I have a problem with this view because when one is asleep one has no self consciousness and temporal awareness. One is simply a vegetable. Would it follow then that I would be justified to kill one who is asleep because one would not be a person in the sense that one would be without self consciousness?
The other argument for abortion is based on the rights of the woman who carries a baby. Under some circumstances, it is argued, these rights may override those of the zygote or embryo. One of these rights is that a woman has ownership over her body. Therefore she may do whatever she wants with it. This view is held by Judith Thomson, a professor of Philosophy in Massachusetts. She gives a scenario where you wake up in the morning only to find yourself back to back in bed with an unconscious famous violinist who has a fatal kidney ailment. His circulatory system has been plugged into yours because you are the only one with his blood type. Unplugging yourself from him would be killing him.
Personally, I feel that her analogy is irrelevant because the fetus is rightly the woman’s child, her own flesh and blood not a total stranger. There is some higher degree of connection between her and the fetus.
Besides, the woman who wishes to commit abortion ought to remember that she is because of, with and through other people as Dr Gaie, a lecturer at the University of Botswana would charge in Botho Ethics. An individual as the center of the community is not important on her own but derives her importance from her relationship with the community. This draws my attention to the issue on the rights of the woman as one who has the civil liberty to do anything with her own body.
Thomas Hobbes (1588-1679) an English philosopher talked about rights beginning with a discussion on the state of nature where each person would have a right to everything and this would make life short, brutish, poor, solitary and nasty. This is portrayed by a society without morality. In this case, abortion would therefore not be a problem in the society because people would have natural rights to do it. However such a life is fearful as Hobbes argues and in order to flight this state of affairs the society jointly enters into a social contract to establish a civil society.
This means pregnant women have also yielded their natural rights for the sake of establishing a moral society. They have a mutual agreement to a social contract with other Batswana which stipulates moral values and principles. In the context of our own Setswana culture these values and principles are designated in Botho which is also our own criterion of determining right and wrong as Dr Gaie has argued. In Setswana ga se botho go senya mpa and it is wrong to kill a baby. I do not even think that Batswana make that distinction between a zygote and an embryo and a baby, as long as conception has taken place life has being created.
Abortion would also be wrong because according to Botho one is a person when one is an ancestor. A totally different notion of what I have already discussed earlier about personhood.
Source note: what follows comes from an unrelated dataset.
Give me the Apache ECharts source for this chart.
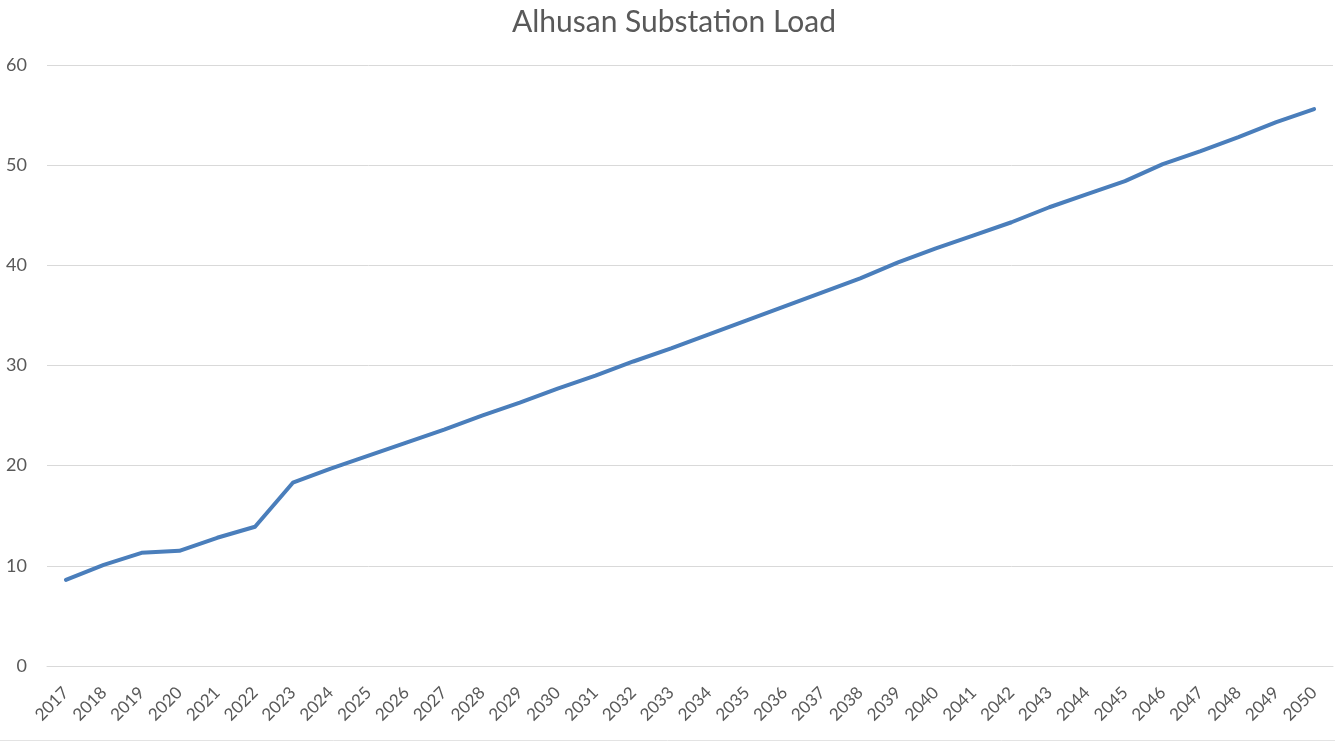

The pre requisite for being an ancestor is the demand that one should have great grand children. Abortion militates against having children because it destroys potential human life which is imperative for one to be an ancestor. Therefore my opinion is still that abortion is wrong and should not be acceptable or legalised.
As we forge ahead towards Vision 2016 we should not turn our society into this one big body without a soul. Imagine women who commit abortion through traditional doctors normally in unsanitary conditions.
Finally if you think abortion is right and should therefore be acceptable ask yourself how it would have been, if a law that could have prevented you from being born was universalised. Do you then wish to deprive a fetus of all that potential life? Let it live because somebody has left you to live.
Note 2: When she [the author] says; "according to Botho", she is referring to a cultural phenomenon expressed as "Motho ke Motho ba Batho", tanslation, "I am a person through other people". This is a distinctly African phenomenon, the idea that your humanity is directly linked to your part in the community. It's one of the many reasons why the extended family is still so important in 21st century Africa.